A large portion of Iraq’s minorities are on the verge of disappearance after 13 years of war, campaigners warned on Monday.

“The impact on minorities has been catastrophic. Saddam was terrible; the situation since is worse. Tens of thousands of minorities have been killed and millions have fled for their lives,” said Mark Lattimer, head of Minority Rights Group (MRG).

Iraq’s Christian population, which before 2003 numbered as many as 1.4 million, is now under 250,000, according to a report by MRG and other rights organizations.

The report demands an end to impunity for crimes against minorities. It says planning should begin immediately for a post-ISIS era to enable them to return to their homelands.

Moreover, it also calls for the protection of mass graves in areas captured from ISIS and the deployment of forensic teams to investigate possible war crimes.

Civil conflicts and sectarian tensions have engulfed the country since 2003 when a U.S.-led coalition toppled Saddam Hussein. In 2014 ISIS militants self-declared a caliphate after capturing swathes of Iraqi and Syrian lands.

Minorities including the Yazidi, Turkmen, Shabak, Christians and Kaka’i have been disproportionately affected by the recent violence, the report said.

Tens of thousands have been murdered, maimed or abducted and many women and girls forced into marriage or sexual enslavement.

“One cannot say anything positive about Saddam – he was a genocidal dictator, but for many minorities the situation is now much worse,” said co-author Lattimer.

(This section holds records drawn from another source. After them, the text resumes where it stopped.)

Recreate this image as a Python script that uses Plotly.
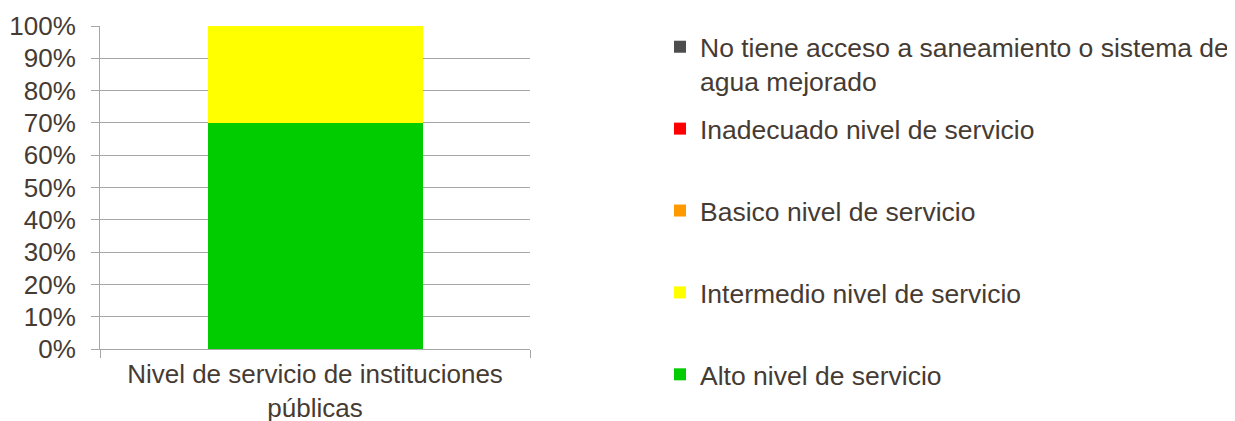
import plotly.graph_objects as go

categories = ["Nivel de servicio de instituciones<br>públicas"]
series_names = [
    "Alto nivel de servicio",
    "Intermedio nivel de servicio",
    "Basico nivel de servicio",
    "Inadecuado nivel de servicio",
    "No tiene acceso a saneamiento o sistema de<br>agua mejorado",
]
series_values = [
    [0.70],
    [0.30],
    [0.0],
    [0.0],
    [0.0],
]
series_colors = ["#00cc00", "#ffff00", "#ff9900", "#ff0000", "#4d4d4d"]
y_ticks = [i / 10 for i in range(11)]

TEXT = "#463b33"
FONT = "Liberation Sans, Arial, sans-serif"
# the page body adds an 8px margin, so the figure is sized to fit the window
W, H = 1227, 413

fig = go.Figure()
n = len(series_names)
for i, (name, vals, col) in enumerate(zip(series_names, series_values, series_colors)):
    # pad single-line entries to two lines so every legend slot is equal
    label = name if ("<br>" in name or i == 0) else name + "<br>\u00a0"
    fig.add_trace(go.Bar(
        x=categories, y=vals, name=label, marker_color=col,
        marker_line_width=0, legendgroup=f"g{i}", legendrank=n - i,
        hoverinfo="skip",
    ))

fig.update_layout(
    width=W, height=H,
    barmode="stack", bargap=0.5,
    plot_bgcolor="white", paper_bgcolor="white",
    margin=dict(l=92, r=W - 522, t=18, b=H - 341, autoexpand=False),
    font=dict(family=FONT, size=26, color=TEXT),
    showlegend=True,
    legend=dict(
        traceorder="grouped", valign="top",
        xref="container", yref="container",
        x=652 / W, xanchor="left", y=1 - 15 / H, yanchor="top",
        tracegroupgap=10, font=dict(family=FONT, size=26.5, color=TEXT),
        bgcolor="rgba(0,0,0,0)", maxheight=600,
    ),
    xaxis=dict(
        automargin=False,
        showline=True, linecolor="#a6a6a6", linewidth=1,
        ticks="outside", tickson="boundaries", ticklen=8, tickcolor="#a6a6a6",
        showgrid=False, tickfont=dict(size=26, color=TEXT),
        ticklabelstandoff=2,
    ),
    yaxis=dict(
        automargin=False,
        range=[0, 1], tickvals=y_ticks, tickformat=".0%",
        showline=True, linecolor="#a6a6a6", linewidth=1,
        ticks="outside", ticklen=8, tickcolor="#a6a6a6",
        showgrid=True, gridcolor="#a6a6a6", gridwidth=1,
        zeroline=False, tickfont=dict(size=26, color=TEXT),
        ticklabelstandoff=10,
    ),
)

fig.write_html("out.html")
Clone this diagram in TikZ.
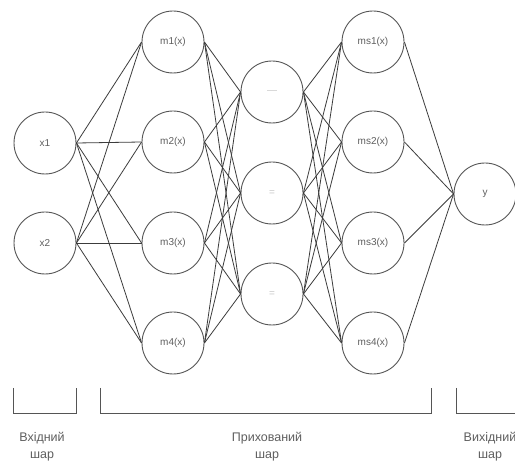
\documentclass[tikz,border=0pt]{standalone}
\usepackage{fontspec}
\setmainfont{Liberation Sans}
\usepackage{xcolor}
\usepackage{tikz}
\usetikzlibrary{
  arrows.meta,
  positioning,
  calc
}
\definecolor{EdgeGray}{RGB}{60,60,60}
\definecolor{RingGray}{RGB}{85,85,85}
\definecolor{TextGray}{RGB}{95,95,95}
\definecolor{FaintGray}{RGB}{200,200,200}
\tikzset{
  %%-- нейрони ------------------------------------------------
  neuron/.style = {
    circle, draw = RingGray, line width = 0.9pt,
    minimum size = 62pt, inner sep = 0pt,
    font = \fontsize{10}{11}\selectfont, text = TextGray
  },
  %%-- зв'язки ------------------------------------------------
  link/.style = {line width = 0.8pt, color = EdgeGray},
  %%-- дужки шарів та підписи --------------------------------
  brace/.style = {line width = 0.8pt, color = RingGray},
  layername/.style = {
    align = center, font = \fontsize{12.5}{17}\selectfont, text = TextGray
  }
}

\begin{document}
\begin{tikzpicture}[x=1pt, y=-1pt]
  \clip (0,0) rectangle (515,462);
  \fill[white] (0,0) rectangle (515,462);

  % вхідний шар
  \node[neuron] (x1) at (45,143) {x1};
  \node[neuron] (x2) at (45,243) {x2};

  % перший прихований шар
  \node[neuron] (m1) at (173,42)  {m1(x)};
  \node[neuron] (m2) at (173,142) {m2(x)};
  \node[neuron] (m3) at (173,243) {m3(x)};
  \node[neuron] (m4) at (173,343) {m4(x)};

  % середній шар
  \node[neuron] (h1) at (272,92)  {\textcolor{FaintGray}{---}};
  \node[neuron] (h2) at (272,193) {\textcolor{FaintGray}{=}};
  \node[neuron] (h3) at (272,294) {\textcolor{FaintGray}{=}};

  % другий прихований шар
  \node[neuron] (ms1) at (373,42)  {ms1(x)};
  \node[neuron] (ms2) at (373,142) {ms2(x)};
  \node[neuron] (ms3) at (373,243) {ms3(x)};
  \node[neuron] (ms4) at (373,343) {ms4(x)};

  % вихід
  \node[neuron] (y) at (485,194) {y};

  % зв'язки між шарами
  \foreach \i in {1,2}
    \foreach \j in {1,...,4}
      \draw[link] (x\i.east) -- (m\j.west);
  \foreach \i in {1,...,4}
    \foreach \j in {1,2,3}
      \draw[link] (m\i.east) -- (h\j.west);
  \foreach \i in {1,2,3}
    \foreach \j in {1,...,4}
      \draw[link] (h\i.east) -- (ms\j.west);
  \foreach \j in {1,...,4}
    \draw[link] (ms\j.east) -- (y.west);

  % дужки під шарами
  \coordinate (inL) at (13,388);   \coordinate (inR) at (76,388);
  \coordinate (hidL) at (100,388); \coordinate (hidR) at (431,388);
  \coordinate (outL) at (456,388); \coordinate (outR) at (530,388);
  \draw[brace] (inL) -- ++(0,25) -| (inR);
  \draw[brace] (hidL) -- ++(0,25) -| (hidR);
  \draw[brace] (outL) -- ++(0,25) -| (outR);

  \node[layername] (inName)  at (42,447)  {Вхідний\\шар};
  \node[layername] (hidName) at (267,447) {Прихований\\шар};
  \node[layername] (outName) at (490,447) {Вихідний\\шар};
\end{tikzpicture}
\end{document}
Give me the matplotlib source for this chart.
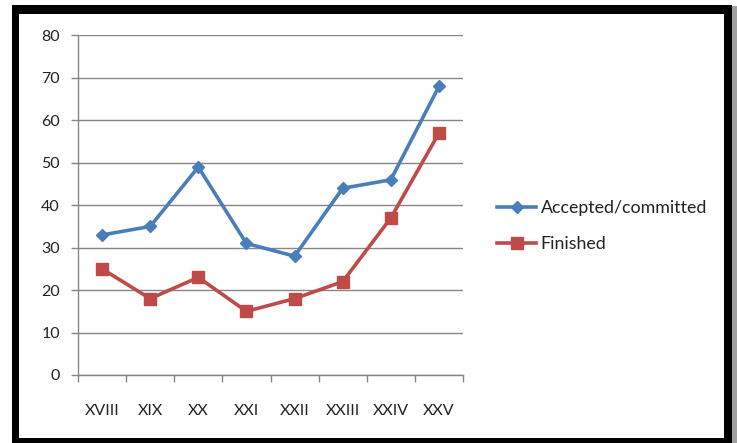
import matplotlib.pyplot as plt
from matplotlib.patches import Rectangle

plt.rcParams['font.family'] = ['Lato', 'DejaVu Sans']

terms = ['XVIII', 'XIX', 'XX', 'XXI', 'XXII', 'XXIII', 'XXIV', 'XXV']
accepted = [33, 35, 49, 31, 28, 44, 46, 68]
finished = [25, 18, 23, 15, 18, 22, 37, 57]

W, H = 737, 443
fig = plt.figure(figsize=(W / 100, H / 100), dpi=100)


def px(x0, y0, x1, y1):
    # pixel box (top-left origin) -> figure fraction rectangle
    return (x0 / W, 1 - y1 / H, (x1 - x0) / W, (y1 - y0) / H)


# black outer frame with a soft grey shadow on the right
x, y, w, h = px(732, 6, 737, 443)
fig.patches.append(Rectangle((x, y), w, h, transform=fig.transFigure,
                             facecolor='#a0a0a0', edgecolor='none', zorder=0))
for box in [(12, 5, 732, 14), (12, 5, 19, 443), (724, 5, 732, 443), (12, 438, 732, 443)]:
    x, y, w, h = px(*box)
    fig.patches.append(Rectangle((x, y), w, h, transform=fig.transFigure,
                                 facecolor='black', edgecolor='none', zorder=0))

ax = fig.add_axes(px(78, 35.5, 463, 375))
pos = [i + 0.5 for i in range(len(terms))]

ax.plot(pos, accepted, color='#4a7ebb', lw=2.6, marker='D', ms=6.5,
        label='Accepted/committed', zorder=3)
ax.plot(pos, finished, color='#be4b48', lw=2.6, marker='s', ms=9,
        label='Finished', zorder=3)

ax.set_xlim(0, len(terms))
ax.set_ylim(0, 80)
ax.set_yticks(range(0, 81, 10))
ax.set_xticks(range(len(terms) + 1))
ax.set_xticklabels([])
ax.set_xticks(pos, minor=True)
ax.set_xticklabels(terms, minor=True)
ax.tick_params(axis='x', which='major', length=5, color='#868686', width=1)
ax.tick_params(axis='x', which='minor', length=0, pad=21, labelsize=11.5, labelcolor='#222222')
ax.tick_params(axis='y', length=5, color='#868686', width=1, labelsize=11.5,
               labelcolor='#222222', pad=8)

ax.grid(axis='y', color='#868686', lw=1)
ax.set_axisbelow(True)
for side in ['top', 'right']:
    ax.spines[side].set_visible(False)
for side in ['left', 'bottom']:
    ax.spines[side].set_color('#868686')
    ax.spines[side].set_linewidth(1)

fig.legend(loc='center left', bbox_to_anchor=(481 / W, 1 - 226 / H), frameon=False,
           fontsize=12.8, handlelength=2.2, handletextpad=0.25, labelspacing=1.1,
           labelcolor='#222222')

fig.savefig('out.png', dpi=100)
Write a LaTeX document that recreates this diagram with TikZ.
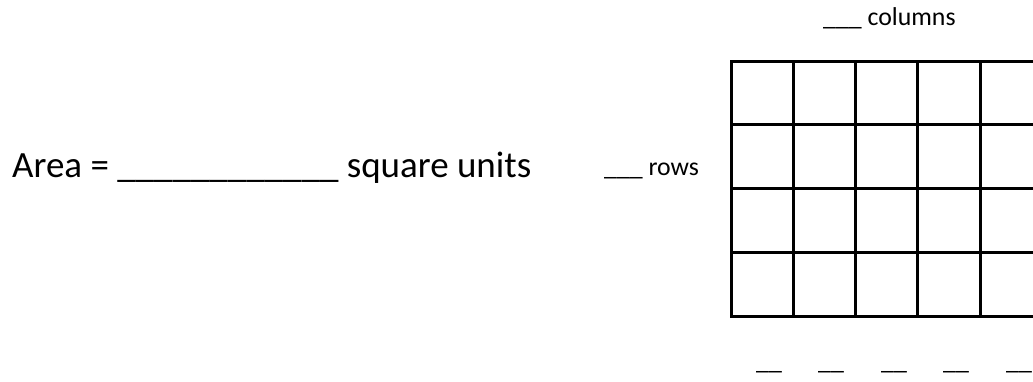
\documentclass[tikz,border=0pt]{standalone}
\usepackage{fontspec}
\setmainfont{Carlito}
\begin{document}
\begin{tikzpicture}[x=1pt,y=-1pt,
  big/.style={anchor=base west,inner sep=0pt,font=\fontsize{37}{40}\selectfont},
  small/.style={anchor=base west,inner sep=0pt,font=\fontsize{25.8}{28}\selectfont},
  gridline/.style={line width=3pt,line cap=rect}]
\useasboundingbox (0,0) rectangle (1033,381);
\fill[white] (0,0) rectangle (1033,381);
\begin{scope}
\clip (0,0) rectangle (1033,381);
% grid
\foreach \i in {0,...,5} {
  \draw[gridline] (731+62.3*\i,61) -- (731+62.3*\i,316);
}
\foreach \j in {0,...,4} {
  \draw[gridline] (731,61+63.75*\j) -- (1045,61+63.75*\j);
}
\end{scope}
\node[big] (area) at (12,177) {Area = \_\_\_\_\_\_\_\_\_\_\_\_ square units};
\node[small] (rows) at (604,175) {\_\_\_ rows};
\node[small] (cols) at (823,25) {\_\_\_ columns};
\foreach \k/\xx in {1/756,2/818,3/881,4/943,5/1006} {
  \node[small] (u\k) at (\xx,369) {\_\_};
}
\end{tikzpicture}
\end{document}
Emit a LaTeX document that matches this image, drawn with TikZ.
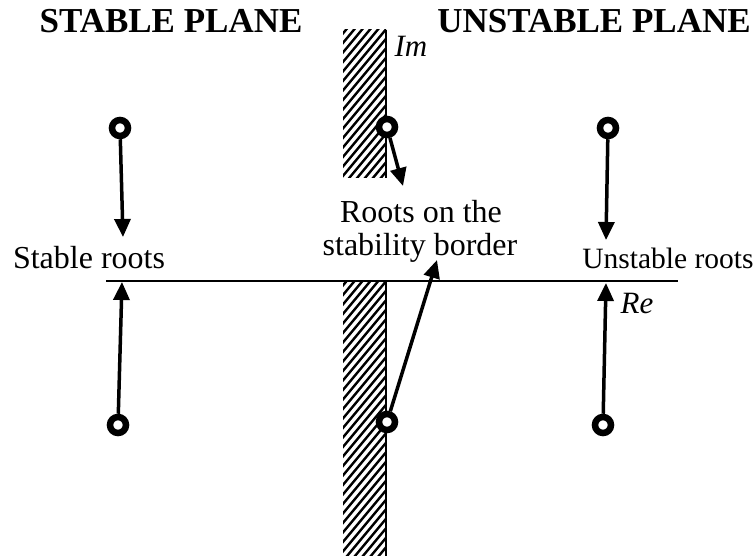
\documentclass[tikz,border=0pt]{standalone}
\usepackage{fontspec}
\setmainfont{Liberation Serif}
\usetikzlibrary{arrows.meta}
\begin{document}
\begin{tikzpicture}[x=1pt,y=-1pt,
  root/.style={circle,draw,line width=6.5pt,minimum size=16pt,inner sep=0pt,fill=white},
  move/.style={line width=3.5pt,-{Triangle[length=18pt,width=16pt]}},
  lbl/.style={font=\fontsize{32}{36}\selectfont,inner sep=0pt},
  ttl/.style={font=\fontsize{35}{39}\selectfont\bfseries,inner sep=0pt},
  axl/.style={font=\fontsize{31}{35}\selectfont\itshape,inner sep=0pt}]
\useasboundingbox (0,0) rectangle (756,556);
% hatched strips
\begin{scope}
  \clip (343,30) rectangle (386,178);
  \foreach \k in {0,...,40}{\draw[line width=2.4pt] (330,{30+9.5*\k}) -- ++(70,-84);}
\end{scope}
\begin{scope}
  \clip (343,282) rectangle (386,556);
  \foreach \k in {0,...,45}{\draw[line width=2.4pt] (330,{282+9.5*\k}) -- ++(70,-84);}
\end{scope}
\draw[line width=1.5pt] (386,30) -- (386,178);
\draw[line width=1.5pt] (386,282) -- (386,556);
% real axis
\draw[line width=2pt] (106,281) -- (678,281);
% labels
\node[ttl] (ts) at (171,21) {STABLE PLANE};
\node[ttl] (tu) at (594,21) {UNSTABLE PLANE};
\node[axl] (im) at (411,46) {Im};
\node[axl] (re) at (637,304) {Re};
\node[lbl] (ls) at (89,258) {Stable roots};
\node[lbl] (lb1) at (421,212) {Roots on the};
\node[lbl] (lb2) at (420,248) {stability border};
\node[lbl,font=\fontsize{29.5}{34}\selectfont] (lu) at (668,258) {Unstable roots};
% roots
\node[root] (c1) at (120,128) {};
\node[root] (c2) at (118,425) {};
\node[root] (c3) at (387,127) {};
\node[root] (c4) at (387,422) {};
\node[root] (c5) at (608,128) {};
\node[root] (c6) at (603,425) {};
\coordinate (t1) at (123,237);
\coordinate (t2) at (122,282);
\coordinate (t3) at (403,186);
\coordinate (t4) at (437,260);
\coordinate (t5) at (606,240);
\coordinate (t6) at (606,283);
\draw[move] (c1) -- (t1);
\draw[move] (c2) -- (t2);
\draw[move] (c3) -- (t3);
\draw[move] (c4) -- (t4);
\draw[move] (c5) -- (t5);
\draw[move] (c6) -- (t6);
\end{tikzpicture}
\end{document}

The Yazidis hit the headlines in mid-2014 when ISIS militants attacked most of their concentrated population in northwest Iraq, killing, capturing and enslaving thousands.

The terrorist group has shown particular cruelty to the Yazidis, whom they regard as infidels and devil-worshippers.

Most Yazidis, along with another minority called the Kaka’i, have been forced from their traditional lands.

According to the MRG report, “No Way Home: Iraq’s Minorities on the Verge of Disappearance,” an estimated 3.4 million people are now uprooted inside Iraq.

And as many as one in five displaced Iraqis interviewed by researchers felt they had no choice but to flee the country because of the lack of basic services and security.

The authors warned that displacement could further intensify with an assault to retake Mosul from ISIS- potentially uprooting another 1 million people and creating hundreds of thousands more refugees.